# Turkey Livers, heart and Kidney?



## midnight804 (Jun 13, 2008)

Aside from being larger in dimension would turkey livers, heart and kidneys be any different from chicken livers or kidneys? 

I generally give my boy .75-`1oz of chicken livers, heart or kidney w/ each meal now. 

I would give the same weight of Turkey OM.

Do these organs have any compositional differences from chicken that would cause me to feed them in a different proportion to their chicken counterparts.


----------



## mspiker03 (Dec 7, 2006)

Heart (any animal heart) is considered a MM in raw feeding. Mine eat turkey livers, gizzards, etc when I find them. I would feed them (turkey OM) in the same proportion as your chicken counterparts (chicken OM).


----------



## DianaM (Jan 5, 2006)

I feed turkey heart and turkey livers when I can get them. I like the turkey hearts- they're just the right size IMO, but then again my dog isn't even 50 lbs.
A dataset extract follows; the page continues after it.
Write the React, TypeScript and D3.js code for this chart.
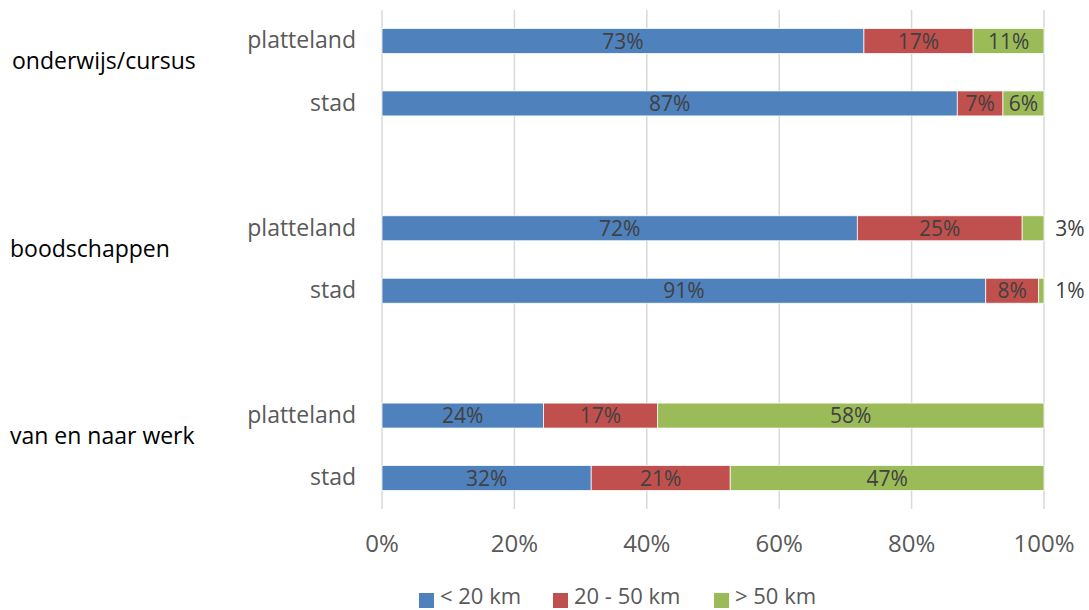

Since I feed chicken quarters as the staple, I prefer giving as many other things that AREN'T chicken even though turkey is pretty close.


----------



## Lauri & The Gang (Jun 28, 2001)

Turkey heart and gizzard are muscle meats. Liver is an organ meat - along with kidney, brains, eyes, etc.

They are categorized more by their nutrients - not so much by what they do.


----------



## midnight804 (Jun 13, 2008)

thanks ya'll. 

yeah I know the heart as MM thing, but I'm still working my boy up to a full 1oz of OM per meal...plus he really likes the little pieces of chicken heart. I tried a all OM ounce a couple times and his poo was a bit softer than I like so I try and get about 25% if the "organ mix" to be heart. 

I mean he absolutely freaks out for the chicken heart piece. its always the first thing he goes for and will even dig it out from under his leg quarter patty. maybe it just cause I don't grind it up...who knows.


----------